Frozen pipes are one of the most destructive and misunderstood forms of water damage in freeze-climate environments. In many cases, the most severe damage does not occur while pipes are frozen — it begins after temperatures rise and pressure inside the plumbing system is suddenly released.

Across Colorado and other freeze-prone regions, homes and buildings experience repeated environmental stress caused by:

• rapid temperature swings
• overnight hard freezes
• mountain wind exposure
• unheated crawlspaces
• attic pipe routing
• seasonal vacancy
• snowpack insulation misconceptions
• freeze-thaw expansion cycles

Many frozen pipe failures begin silently behind walls, above ceilings, beneath flooring systems, or inside insulation cavities long before visible moisture appears.

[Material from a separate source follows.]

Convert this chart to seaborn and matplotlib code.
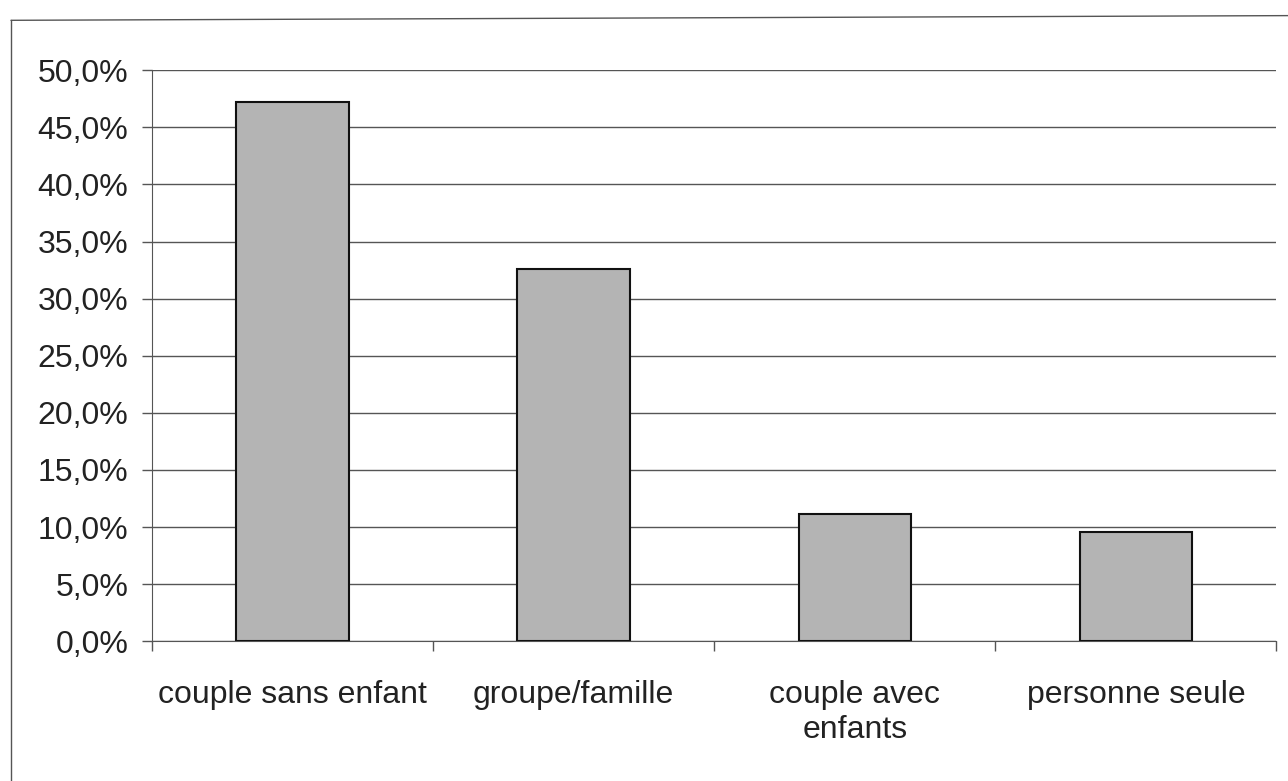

This section explores how frozen pipes behave differently across mountain regions, freeze-thaw climates, high-elevation environments, and seasonal winter systems throughout the United States.

 

 

Why Pipes Freeze in Mountain & Freeze Climates

Not all freeze environments create the same type of plumbing stress. High elevation, rapid overnight temperature swings, mountain wind exposure, and unheated structural cavities create completely different freeze conditions than those found in humid Midwest or Northeast environments.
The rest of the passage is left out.